* [What the task requires] Exclude images, then output the remaining data verbatim.

==== Provided material

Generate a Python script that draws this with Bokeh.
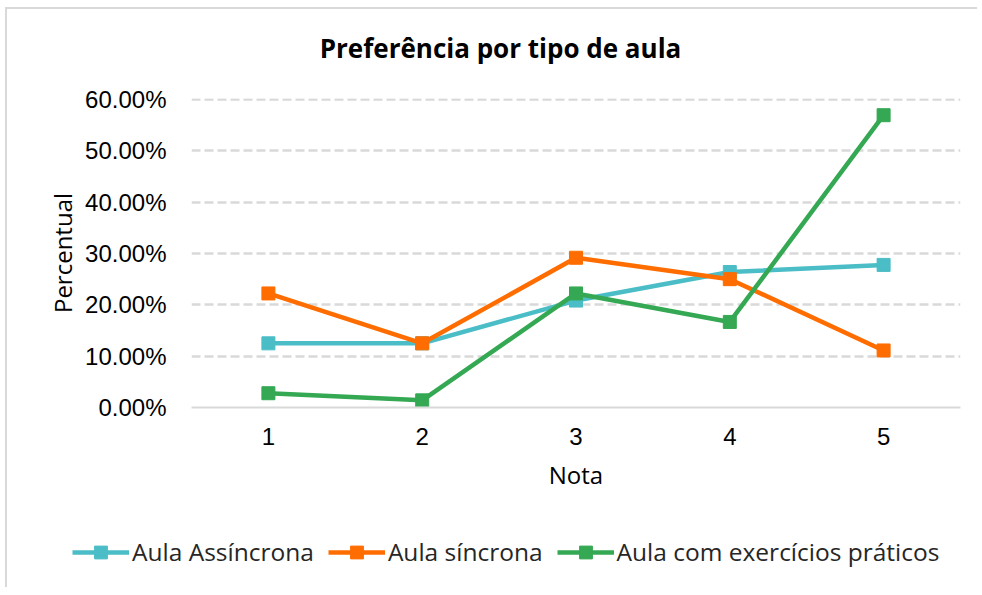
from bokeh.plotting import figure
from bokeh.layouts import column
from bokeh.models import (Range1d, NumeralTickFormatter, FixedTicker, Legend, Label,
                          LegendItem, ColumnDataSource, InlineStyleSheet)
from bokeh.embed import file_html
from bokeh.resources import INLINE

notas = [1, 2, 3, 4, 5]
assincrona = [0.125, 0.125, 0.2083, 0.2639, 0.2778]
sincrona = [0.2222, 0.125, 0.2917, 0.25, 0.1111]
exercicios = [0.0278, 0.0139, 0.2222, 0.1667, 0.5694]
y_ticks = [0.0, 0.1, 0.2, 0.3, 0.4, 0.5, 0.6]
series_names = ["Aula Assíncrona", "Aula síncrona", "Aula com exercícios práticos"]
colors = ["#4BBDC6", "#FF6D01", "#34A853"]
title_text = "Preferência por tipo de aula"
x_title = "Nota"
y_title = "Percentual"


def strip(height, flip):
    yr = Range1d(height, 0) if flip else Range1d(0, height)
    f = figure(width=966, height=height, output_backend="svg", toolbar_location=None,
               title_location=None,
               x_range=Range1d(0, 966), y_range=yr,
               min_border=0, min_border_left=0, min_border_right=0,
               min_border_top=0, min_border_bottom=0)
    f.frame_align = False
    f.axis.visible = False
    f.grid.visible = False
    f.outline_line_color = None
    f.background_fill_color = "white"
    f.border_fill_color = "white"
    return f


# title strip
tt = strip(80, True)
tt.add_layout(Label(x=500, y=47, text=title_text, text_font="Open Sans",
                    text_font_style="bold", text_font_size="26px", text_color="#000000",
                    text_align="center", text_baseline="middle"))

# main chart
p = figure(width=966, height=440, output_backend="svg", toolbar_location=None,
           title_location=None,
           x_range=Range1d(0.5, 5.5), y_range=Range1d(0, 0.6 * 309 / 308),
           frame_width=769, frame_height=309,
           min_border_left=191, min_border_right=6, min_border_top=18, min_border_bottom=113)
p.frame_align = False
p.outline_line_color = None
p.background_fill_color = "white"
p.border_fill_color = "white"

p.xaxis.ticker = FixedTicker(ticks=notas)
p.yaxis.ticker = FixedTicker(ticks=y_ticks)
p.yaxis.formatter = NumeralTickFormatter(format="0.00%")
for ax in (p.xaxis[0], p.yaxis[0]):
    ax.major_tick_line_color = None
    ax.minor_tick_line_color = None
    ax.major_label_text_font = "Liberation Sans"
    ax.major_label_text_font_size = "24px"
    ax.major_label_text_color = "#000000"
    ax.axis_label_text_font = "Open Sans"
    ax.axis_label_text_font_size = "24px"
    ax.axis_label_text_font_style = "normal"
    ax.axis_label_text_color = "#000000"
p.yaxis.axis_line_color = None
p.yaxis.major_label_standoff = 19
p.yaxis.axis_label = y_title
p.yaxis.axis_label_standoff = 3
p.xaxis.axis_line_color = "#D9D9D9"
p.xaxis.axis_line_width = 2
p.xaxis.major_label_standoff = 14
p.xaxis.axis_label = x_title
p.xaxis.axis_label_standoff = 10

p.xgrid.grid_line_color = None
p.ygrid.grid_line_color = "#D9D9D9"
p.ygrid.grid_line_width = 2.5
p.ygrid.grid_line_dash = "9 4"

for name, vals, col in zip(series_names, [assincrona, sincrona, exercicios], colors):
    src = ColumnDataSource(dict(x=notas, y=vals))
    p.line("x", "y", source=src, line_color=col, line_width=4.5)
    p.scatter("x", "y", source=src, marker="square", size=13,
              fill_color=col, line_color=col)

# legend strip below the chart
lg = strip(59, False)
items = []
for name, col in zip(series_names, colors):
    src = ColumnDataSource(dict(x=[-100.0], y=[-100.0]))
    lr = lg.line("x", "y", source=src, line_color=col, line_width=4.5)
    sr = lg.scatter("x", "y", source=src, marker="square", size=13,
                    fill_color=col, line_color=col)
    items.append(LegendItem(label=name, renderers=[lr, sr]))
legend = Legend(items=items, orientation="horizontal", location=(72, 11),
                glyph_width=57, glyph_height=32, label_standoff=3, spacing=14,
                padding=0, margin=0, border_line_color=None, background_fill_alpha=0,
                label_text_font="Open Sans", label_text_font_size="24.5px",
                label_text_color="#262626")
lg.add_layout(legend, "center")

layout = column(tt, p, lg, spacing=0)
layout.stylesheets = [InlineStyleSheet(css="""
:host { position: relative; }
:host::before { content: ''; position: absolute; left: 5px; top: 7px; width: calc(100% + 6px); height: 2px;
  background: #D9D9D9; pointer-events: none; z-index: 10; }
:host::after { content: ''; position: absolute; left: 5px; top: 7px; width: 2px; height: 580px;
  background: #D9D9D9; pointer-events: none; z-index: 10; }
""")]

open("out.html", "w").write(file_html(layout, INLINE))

========

* [Answer]
Generate a Python script that draws this with Bokeh.
from bokeh.plotting import figure
from bokeh.layouts import column
from bokeh.models import (Range1d, NumeralTickFormatter, FixedTicker, Legend, Label,
                          LegendItem, ColumnDataSource, InlineStyleSheet)
from bokeh.embed import file_html
from bokeh.resources import INLINE

notas = [1, 2, 3, 4, 5]
assincrona = [0.125, 0.125, 0.2083, 0.2639, 0.2778]
sincrona = [0.2222, 0.125, 0.2917, 0.25, 0.1111]
exercicios = [0.0278, 0.0139, 0.2222, 0.1667, 0.5694]
y_ticks = [0.0, 0.1, 0.2, 0.3, 0.4, 0.5, 0.6]
series_names = ["Aula Assíncrona", "Aula síncrona", "Aula com exercícios práticos"]
colors = ["#4BBDC6", "#FF6D01", "#34A853"]
title_text = "Preferência por tipo de aula"
x_title = "Nota"
y_title = "Percentual"


def strip(height, flip):
    yr = Range1d(height, 0) if flip else Range1d(0, height)
    f = figure(width=966, height=height, output_backend="svg", toolbar_location=None,
               title_location=None,
               x_range=Range1d(0, 966), y_range=yr,
               min_border=0, min_border_left=0, min_border_right=0,
               min_border_top=0, min_border_bottom=0)
    f.frame_align = False
    f.axis.visible = False
    f.grid.visible = False
    f.outline_line_color = None
    f.background_fill_color = "white"
    f.border_fill_color = "white"
    return f


# title strip
tt = strip(80, True)
tt.add_layout(Label(x=500, y=47, text=title_text, text_font="Open Sans",
                    text_font_style="bold", text_font_size="26px", text_color="#000000",
                    text_align="center", text_baseline="middle"))

# main chart
p = figure(width=966, height=440, output_backend="svg", toolbar_location=None,
           title_location=None,
           x_range=Range1d(0.5, 5.5), y_range=Range1d(0, 0.6 * 309 / 308),
           frame_width=769, frame_height=309,
           min_border_left=191, min_border_right=6, min_border_top=18, min_border_bottom=113)
p.frame_align = False
p.outline_line_color = None
p.background_fill_color = "white"
p.border_fill_color = "white"

p.xaxis.ticker = FixedTicker(ticks=notas)
p.yaxis.ticker = FixedTicker(ticks=y_ticks)
p.yaxis.formatter = NumeralTickFormatter(format="0.00%")
for ax in (p.xaxis[0], p.yaxis[0]):
    ax.major_tick_line_color = None
    ax.minor_tick_line_color = None
    ax.major_label_text_font = "Liberation Sans"
    ax.major_label_text_font_size = "24px"
    ax.major_label_text_color = "#000000"
    ax.axis_label_text_font = "Open Sans"
    ax.axis_label_text_font_size = "24px"
    ax.axis_label_text_font_style = "normal"
    ax.axis_label_text_color = "#000000"
p.yaxis.axis_line_color = None
p.yaxis.major_label_standoff = 19
p.yaxis.axis_label = y_title
p.yaxis.axis_label_standoff = 3
p.xaxis.axis_line_color = "#D9D9D9"
p.xaxis.axis_line_width = 2
p.xaxis.major_label_standoff = 14
p.xaxis.axis_label = x_title
p.xaxis.axis_label_standoff = 10

p.xgrid.grid_line_color = None
p.ygrid.grid_line_color = "#D9D9D9"
p.ygrid.grid_line_width = 2.5
p.ygrid.grid_line_dash = "9 4"

for name, vals, col in zip(series_names, [assincrona, sincrona, exercicios], colors):
    src = ColumnDataSource(dict(x=notas, y=vals))
    p.line("x", "y", source=src, line_color=col, line_width=4.5)
    p.scatter("x", "y", source=src, marker="square", size=13,
              fill_color=col, line_color=col)

# legend strip below the chart
lg = strip(59, False)
items = []
for name, col in zip(series_names, colors):
    src = ColumnDataSource(dict(x=[-100.0], y=[-100.0]))
    lr = lg.line("x", "y", source=src, line_color=col, line_width=4.5)
    sr = lg.scatter("x", "y", source=src, marker="square", size=13,
                    fill_color=col, line_color=col)
    items.append(LegendItem(label=name, renderers=[lr, sr]))
legend = Legend(items=items, orientation="horizontal", location=(72, 11),
                glyph_width=57, glyph_height=32, label_standoff=3, spacing=14,
                padding=0, margin=0, border_line_color=None, background_fill_alpha=0,
                label_text_font="Open Sans", label_text_font_size="24.5px",
                label_text_color="#262626")
lg.add_layout(legend, "center")

layout = column(tt, p, lg, spacing=0)
layout.stylesheets = [InlineStyleSheet(css="""
:host { position: relative; }
:host::before { content: ''; position: absolute; left: 5px; top: 7px; width: calc(100% + 6px); height: 2px;
  background: #D9D9D9; pointer-events: none; z-index: 10; }
:host::after { content: ''; position: absolute; left: 5px; top: 7px; width: 2px; height: 580px;
  background: #D9D9D9; pointer-events: none; z-index: 10; }
""")]

open("out.html", "w").write(file_html(layout, INLINE))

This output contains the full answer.